* Start Data for processing *

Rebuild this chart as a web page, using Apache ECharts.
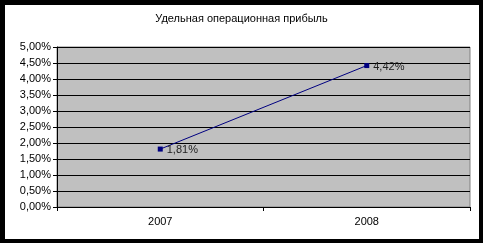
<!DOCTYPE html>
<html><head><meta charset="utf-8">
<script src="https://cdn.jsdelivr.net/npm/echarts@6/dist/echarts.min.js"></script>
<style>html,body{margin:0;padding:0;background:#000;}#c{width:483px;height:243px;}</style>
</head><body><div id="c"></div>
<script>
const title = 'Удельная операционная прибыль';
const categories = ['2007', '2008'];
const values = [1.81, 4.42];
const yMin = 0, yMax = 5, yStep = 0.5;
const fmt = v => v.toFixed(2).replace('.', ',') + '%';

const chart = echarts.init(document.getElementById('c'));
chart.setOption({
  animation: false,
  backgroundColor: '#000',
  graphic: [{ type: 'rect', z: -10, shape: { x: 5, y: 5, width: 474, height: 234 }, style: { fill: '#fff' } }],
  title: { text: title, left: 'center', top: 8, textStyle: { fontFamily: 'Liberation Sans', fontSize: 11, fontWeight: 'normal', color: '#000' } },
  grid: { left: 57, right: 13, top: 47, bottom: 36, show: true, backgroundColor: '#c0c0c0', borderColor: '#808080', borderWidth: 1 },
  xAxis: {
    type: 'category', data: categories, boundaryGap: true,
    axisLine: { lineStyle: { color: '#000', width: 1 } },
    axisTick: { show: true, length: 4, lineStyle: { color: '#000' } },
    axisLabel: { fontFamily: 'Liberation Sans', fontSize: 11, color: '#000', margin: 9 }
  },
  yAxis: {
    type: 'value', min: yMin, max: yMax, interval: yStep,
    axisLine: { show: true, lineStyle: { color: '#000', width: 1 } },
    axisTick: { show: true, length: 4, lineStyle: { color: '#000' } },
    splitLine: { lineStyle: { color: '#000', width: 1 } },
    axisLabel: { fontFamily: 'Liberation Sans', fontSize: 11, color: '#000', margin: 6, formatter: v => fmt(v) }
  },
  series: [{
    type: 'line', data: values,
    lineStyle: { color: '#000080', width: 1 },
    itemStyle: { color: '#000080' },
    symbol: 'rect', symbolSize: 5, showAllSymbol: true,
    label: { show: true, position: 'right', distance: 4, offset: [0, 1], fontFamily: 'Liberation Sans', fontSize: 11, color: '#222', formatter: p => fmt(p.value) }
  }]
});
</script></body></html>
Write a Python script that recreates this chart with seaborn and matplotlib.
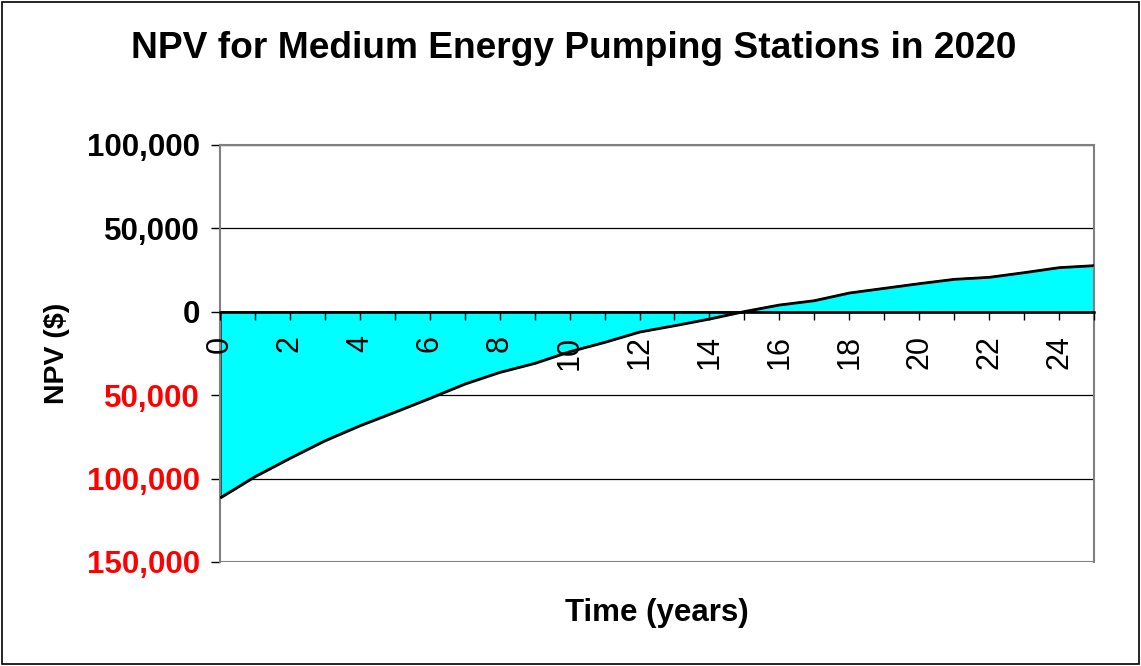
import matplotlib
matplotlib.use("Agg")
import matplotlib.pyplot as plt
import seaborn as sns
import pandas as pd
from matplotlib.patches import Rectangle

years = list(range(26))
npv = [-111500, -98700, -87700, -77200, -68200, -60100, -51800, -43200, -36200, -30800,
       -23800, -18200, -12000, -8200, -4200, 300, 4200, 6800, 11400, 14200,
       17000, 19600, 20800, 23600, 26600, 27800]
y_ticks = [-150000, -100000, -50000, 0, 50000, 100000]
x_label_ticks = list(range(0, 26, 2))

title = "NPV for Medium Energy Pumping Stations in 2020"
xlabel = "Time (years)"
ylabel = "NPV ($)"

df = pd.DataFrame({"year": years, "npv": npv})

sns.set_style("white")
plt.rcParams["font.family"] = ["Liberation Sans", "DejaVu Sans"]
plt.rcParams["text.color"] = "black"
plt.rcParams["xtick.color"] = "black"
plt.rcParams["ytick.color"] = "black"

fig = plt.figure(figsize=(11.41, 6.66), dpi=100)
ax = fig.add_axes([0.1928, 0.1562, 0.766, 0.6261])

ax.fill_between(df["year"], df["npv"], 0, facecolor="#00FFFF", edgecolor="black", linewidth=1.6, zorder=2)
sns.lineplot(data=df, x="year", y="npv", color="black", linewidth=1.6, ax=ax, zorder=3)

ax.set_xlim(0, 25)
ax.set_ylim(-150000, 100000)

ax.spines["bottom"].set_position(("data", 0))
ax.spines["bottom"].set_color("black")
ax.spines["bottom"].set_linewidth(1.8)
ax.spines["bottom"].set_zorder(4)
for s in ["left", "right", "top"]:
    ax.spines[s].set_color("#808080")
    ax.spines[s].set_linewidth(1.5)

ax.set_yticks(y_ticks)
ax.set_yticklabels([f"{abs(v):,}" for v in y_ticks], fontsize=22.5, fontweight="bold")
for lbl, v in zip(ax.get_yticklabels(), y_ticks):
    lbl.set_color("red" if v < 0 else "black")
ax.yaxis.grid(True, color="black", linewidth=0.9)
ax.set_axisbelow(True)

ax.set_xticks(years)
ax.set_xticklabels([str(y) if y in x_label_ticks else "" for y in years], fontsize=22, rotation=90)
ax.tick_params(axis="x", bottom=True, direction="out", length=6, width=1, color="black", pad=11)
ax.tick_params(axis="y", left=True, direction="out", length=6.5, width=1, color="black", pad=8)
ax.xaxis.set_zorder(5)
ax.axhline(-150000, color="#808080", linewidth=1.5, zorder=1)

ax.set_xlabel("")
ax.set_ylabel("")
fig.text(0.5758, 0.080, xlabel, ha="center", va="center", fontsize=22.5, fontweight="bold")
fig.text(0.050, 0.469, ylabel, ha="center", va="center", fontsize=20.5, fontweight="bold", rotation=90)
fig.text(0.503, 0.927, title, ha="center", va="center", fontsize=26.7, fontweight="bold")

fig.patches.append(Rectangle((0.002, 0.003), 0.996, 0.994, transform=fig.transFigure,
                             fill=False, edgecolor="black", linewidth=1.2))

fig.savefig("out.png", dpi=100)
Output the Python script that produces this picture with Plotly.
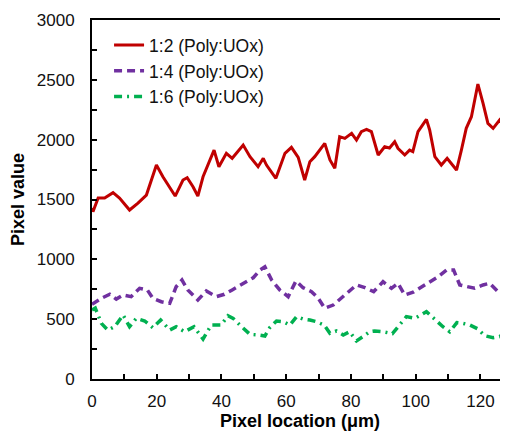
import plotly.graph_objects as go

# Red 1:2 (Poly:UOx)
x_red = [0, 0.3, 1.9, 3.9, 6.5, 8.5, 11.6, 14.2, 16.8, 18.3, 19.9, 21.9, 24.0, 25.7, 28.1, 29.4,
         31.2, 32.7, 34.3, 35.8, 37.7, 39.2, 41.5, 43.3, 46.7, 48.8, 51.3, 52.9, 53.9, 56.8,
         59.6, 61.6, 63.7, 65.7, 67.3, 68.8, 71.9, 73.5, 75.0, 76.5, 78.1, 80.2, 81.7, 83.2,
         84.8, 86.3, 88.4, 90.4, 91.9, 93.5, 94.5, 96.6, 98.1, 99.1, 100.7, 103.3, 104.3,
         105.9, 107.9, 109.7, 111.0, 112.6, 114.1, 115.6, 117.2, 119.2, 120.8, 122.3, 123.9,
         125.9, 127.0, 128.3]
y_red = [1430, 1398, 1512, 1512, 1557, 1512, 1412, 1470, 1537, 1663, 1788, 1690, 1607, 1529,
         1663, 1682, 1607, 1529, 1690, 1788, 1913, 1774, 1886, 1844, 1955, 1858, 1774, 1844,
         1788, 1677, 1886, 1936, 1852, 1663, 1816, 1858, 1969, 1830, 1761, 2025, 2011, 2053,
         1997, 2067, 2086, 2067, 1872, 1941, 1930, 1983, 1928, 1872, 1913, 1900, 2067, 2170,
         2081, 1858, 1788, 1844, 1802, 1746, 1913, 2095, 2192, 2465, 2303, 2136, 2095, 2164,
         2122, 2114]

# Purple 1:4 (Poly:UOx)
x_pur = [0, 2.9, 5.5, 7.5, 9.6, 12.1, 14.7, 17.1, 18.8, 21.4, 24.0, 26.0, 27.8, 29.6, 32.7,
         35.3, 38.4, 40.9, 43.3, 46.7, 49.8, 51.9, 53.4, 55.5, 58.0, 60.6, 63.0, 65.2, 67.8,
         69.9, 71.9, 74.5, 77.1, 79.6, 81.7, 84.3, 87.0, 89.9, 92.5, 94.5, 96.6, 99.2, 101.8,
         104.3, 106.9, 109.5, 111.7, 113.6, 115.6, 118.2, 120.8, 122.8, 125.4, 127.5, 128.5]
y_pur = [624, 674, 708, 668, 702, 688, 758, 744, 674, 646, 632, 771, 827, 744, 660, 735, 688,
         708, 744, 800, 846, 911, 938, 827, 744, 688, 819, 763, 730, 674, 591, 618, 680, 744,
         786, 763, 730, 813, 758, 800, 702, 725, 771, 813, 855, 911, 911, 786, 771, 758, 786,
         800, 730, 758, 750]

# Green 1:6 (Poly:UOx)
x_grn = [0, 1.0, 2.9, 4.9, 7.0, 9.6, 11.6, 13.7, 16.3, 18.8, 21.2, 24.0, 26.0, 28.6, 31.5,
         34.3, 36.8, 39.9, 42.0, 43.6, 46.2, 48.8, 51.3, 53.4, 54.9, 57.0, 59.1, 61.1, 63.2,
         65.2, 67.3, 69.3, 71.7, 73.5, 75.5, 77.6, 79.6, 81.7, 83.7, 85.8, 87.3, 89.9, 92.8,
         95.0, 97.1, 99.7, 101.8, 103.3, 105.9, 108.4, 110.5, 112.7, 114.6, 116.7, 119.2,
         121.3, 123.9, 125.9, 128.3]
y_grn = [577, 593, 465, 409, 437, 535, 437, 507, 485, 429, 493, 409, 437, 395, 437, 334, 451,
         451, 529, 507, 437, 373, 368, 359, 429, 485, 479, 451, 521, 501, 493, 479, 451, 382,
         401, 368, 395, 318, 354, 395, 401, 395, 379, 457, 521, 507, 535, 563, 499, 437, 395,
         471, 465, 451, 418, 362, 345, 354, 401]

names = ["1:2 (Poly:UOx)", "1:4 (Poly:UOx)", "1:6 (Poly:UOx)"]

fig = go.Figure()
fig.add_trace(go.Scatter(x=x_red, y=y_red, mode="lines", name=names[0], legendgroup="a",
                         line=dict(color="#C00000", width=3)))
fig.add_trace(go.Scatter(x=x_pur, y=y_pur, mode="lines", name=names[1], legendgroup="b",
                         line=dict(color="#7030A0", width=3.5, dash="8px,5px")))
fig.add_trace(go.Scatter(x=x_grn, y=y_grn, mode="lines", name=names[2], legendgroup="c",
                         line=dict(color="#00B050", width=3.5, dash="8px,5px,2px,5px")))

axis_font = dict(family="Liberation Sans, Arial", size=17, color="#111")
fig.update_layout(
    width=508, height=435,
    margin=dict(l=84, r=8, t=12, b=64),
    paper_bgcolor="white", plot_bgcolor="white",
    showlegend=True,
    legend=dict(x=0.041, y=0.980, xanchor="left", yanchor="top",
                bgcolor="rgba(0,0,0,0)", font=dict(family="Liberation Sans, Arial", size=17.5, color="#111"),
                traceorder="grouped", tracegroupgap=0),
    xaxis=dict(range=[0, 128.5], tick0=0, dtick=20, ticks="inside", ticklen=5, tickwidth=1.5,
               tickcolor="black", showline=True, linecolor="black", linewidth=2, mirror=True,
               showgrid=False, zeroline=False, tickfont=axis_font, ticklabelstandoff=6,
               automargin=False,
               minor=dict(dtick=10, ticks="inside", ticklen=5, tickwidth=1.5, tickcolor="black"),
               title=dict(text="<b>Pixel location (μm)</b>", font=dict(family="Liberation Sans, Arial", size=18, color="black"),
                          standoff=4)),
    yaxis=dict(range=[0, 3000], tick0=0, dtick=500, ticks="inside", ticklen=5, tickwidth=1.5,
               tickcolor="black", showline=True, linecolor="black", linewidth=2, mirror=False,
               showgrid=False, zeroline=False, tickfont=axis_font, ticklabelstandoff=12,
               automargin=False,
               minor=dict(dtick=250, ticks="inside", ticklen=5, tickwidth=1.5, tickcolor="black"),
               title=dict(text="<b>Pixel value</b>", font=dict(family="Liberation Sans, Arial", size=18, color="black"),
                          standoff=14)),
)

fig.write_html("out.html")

* End Data for processing *

Short exercise:
Say how many lines in this material hold "Python", and say nothing else.

Answer to the task:
2